How to maintain unique counter in horizontally write scaled DB?

Horizontally scaling our write service introduces a significant issue! For our short code generation to remain globally unique, we need a single source of truth for the counter. This counter needs to be accessible to all instances of the Write Service so that they can all agree on the next value.

We could use centralized Redis instance to store the counterThis Redis instance can be used to store the counter and any other metadata that needs to be shared across all instances of the Write Service. Redis is single-threaded and is very fast for this use case. It also supports atomic increment operations which allows us to increment the counter without any issues. Now, when a user requests to shorten a url, the Write Service will get the next counter value from the Redis instance, compute the short code, and store the mapping in the database.

How can we avoid overhead of an additional network request to redis for each new write request?

“counter batching” to reduce the number of network requests How it works

  1. Each Write Service instance requests a batch of counter values from the Redis instance (e.g., 1000 values at a time).
  2. The Redis instance atomically increments the counter by 1000 and returns the start of the batch.
  3. The Write Service instance can then use these 1000 values locally without needing to contact Redis for each new URL.
  4. When the batch is exhausted, the Write Service requests a new batch.

What if redis node goes down?

To ensure high availability of our counter service, we can use Redis's built-in replication features. Redis Enterprise, for example, provides automatic failover and cross-region replication. For additional durability, we can periodically persist the counter value to a more durable storage system.

Why is producing unpredictable short URLs mandatory for our system?

Attackers can have access to the system-level information of the short URLs’ total count, giving them a defined range to plan out their attacks. This type of internal information shouldn’t be available outside the system.

Our users might have used our service for generating short URLs for secret URLs. With the information above, the attackers can try to list all the short URLs, access them and gain insights about the associated long URLs, risking the secrecy of the private URLs. It will compromise the privacy of a user’s data, making our system less secure.

_Solution

If it became a requirement that we needed to support private urls, we’d:

  • Add a layer of indirection (e.g., hash the sequential ID)
  • Use a larger ID space to make enumeration impractical
  • Implement rate limiting and monitoring for suspicious access patterns (we’d do this anyway).
Other problems:

`Lets say we have multiple instances of write service and 2 instances get same request i.e. same long url to convert to short one. How do we ensure idempotency here especially when we adopt a counter based approach ?
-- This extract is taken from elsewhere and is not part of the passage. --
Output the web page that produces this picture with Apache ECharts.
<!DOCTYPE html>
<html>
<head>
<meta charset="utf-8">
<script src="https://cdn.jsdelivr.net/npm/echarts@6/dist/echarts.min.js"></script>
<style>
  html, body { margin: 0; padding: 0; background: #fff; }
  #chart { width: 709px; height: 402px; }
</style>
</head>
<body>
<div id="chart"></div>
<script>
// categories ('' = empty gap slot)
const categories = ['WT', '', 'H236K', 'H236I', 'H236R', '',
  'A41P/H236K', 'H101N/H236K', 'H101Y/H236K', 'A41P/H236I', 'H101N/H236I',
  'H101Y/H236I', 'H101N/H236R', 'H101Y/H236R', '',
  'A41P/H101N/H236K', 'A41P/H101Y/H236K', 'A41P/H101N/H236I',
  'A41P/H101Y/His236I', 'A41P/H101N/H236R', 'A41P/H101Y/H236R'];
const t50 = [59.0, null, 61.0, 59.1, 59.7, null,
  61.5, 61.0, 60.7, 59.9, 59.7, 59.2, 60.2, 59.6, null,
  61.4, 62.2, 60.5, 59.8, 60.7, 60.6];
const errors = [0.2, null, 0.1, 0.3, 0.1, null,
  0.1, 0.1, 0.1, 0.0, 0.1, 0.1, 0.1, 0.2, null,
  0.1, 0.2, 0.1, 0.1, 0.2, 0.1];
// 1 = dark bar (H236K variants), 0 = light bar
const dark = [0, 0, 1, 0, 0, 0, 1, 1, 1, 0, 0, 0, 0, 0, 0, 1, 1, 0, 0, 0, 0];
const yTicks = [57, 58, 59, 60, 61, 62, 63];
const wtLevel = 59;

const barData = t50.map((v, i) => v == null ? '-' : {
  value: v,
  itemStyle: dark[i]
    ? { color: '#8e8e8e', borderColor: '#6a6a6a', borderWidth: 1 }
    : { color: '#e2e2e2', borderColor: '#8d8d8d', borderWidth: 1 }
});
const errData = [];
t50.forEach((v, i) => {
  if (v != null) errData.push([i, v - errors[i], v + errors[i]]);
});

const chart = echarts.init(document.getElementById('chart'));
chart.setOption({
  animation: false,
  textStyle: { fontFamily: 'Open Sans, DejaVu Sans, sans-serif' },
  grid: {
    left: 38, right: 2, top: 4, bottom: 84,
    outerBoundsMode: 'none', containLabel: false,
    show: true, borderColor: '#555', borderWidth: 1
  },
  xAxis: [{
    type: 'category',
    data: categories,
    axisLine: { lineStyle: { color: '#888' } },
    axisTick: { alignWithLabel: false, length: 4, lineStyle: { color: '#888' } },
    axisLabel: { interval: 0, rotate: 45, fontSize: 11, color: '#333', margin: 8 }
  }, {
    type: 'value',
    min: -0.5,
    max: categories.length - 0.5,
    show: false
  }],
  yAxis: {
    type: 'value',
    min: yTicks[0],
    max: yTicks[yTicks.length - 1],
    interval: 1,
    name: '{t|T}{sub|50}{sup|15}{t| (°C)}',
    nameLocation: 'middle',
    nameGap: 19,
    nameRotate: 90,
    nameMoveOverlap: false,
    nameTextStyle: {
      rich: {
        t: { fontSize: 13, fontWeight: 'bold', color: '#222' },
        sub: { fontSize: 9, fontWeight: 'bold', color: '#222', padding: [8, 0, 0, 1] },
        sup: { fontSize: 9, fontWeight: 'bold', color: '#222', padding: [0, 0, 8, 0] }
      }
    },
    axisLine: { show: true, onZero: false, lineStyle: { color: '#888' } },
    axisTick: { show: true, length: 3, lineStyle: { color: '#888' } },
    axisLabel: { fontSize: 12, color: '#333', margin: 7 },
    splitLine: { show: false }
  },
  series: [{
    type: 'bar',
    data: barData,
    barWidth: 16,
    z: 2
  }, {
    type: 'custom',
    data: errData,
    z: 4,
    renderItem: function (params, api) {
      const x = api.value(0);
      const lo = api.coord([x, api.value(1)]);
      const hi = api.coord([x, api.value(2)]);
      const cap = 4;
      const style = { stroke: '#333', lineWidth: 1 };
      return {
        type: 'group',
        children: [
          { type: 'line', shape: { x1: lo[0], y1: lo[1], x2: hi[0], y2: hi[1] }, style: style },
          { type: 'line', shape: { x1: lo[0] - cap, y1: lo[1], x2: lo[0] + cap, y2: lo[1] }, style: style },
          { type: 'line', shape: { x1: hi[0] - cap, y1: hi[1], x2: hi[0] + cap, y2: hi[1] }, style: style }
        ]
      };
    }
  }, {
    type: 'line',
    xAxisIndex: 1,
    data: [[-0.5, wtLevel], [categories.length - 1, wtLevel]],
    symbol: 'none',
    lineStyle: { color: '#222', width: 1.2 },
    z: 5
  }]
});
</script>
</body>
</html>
_We don’t need to ensure idempotency here. Having multiple short URLs for the same long URL is fine and even expected. It’s common for different users or instances to create separate short links for the same destination.

To support the custom alias feature, does it mean that a database check for an alias collision must always be run? A straight forward solution would be to continue generating and testing additional candidate short URLs until a collision is avoided? This seems non-optimal... What else can be done to help with avoid alias collision?

_The simplest solution is to use separate namespaces - auto-generated codes go under /a/ (like short.ly/a/abc123) and custom aliases under /c/ (like short.ly/c/my-brand). This way the counter-based generation never needs to check for custom alias collisions since they’re in completely different namespaces

The custom alias and counter systems are completely separate paths - they don’t interfere with each other at all. When a user requests a custom alias, we first check if it exists in the DB. If it does, reject it. If it doesn’t, use it. Only when users don’t specify a custom alias do we use the counter system. Custom aliases can even have a path prefix like /c/{alias}. Then even if the alias is a number, it can’t collide.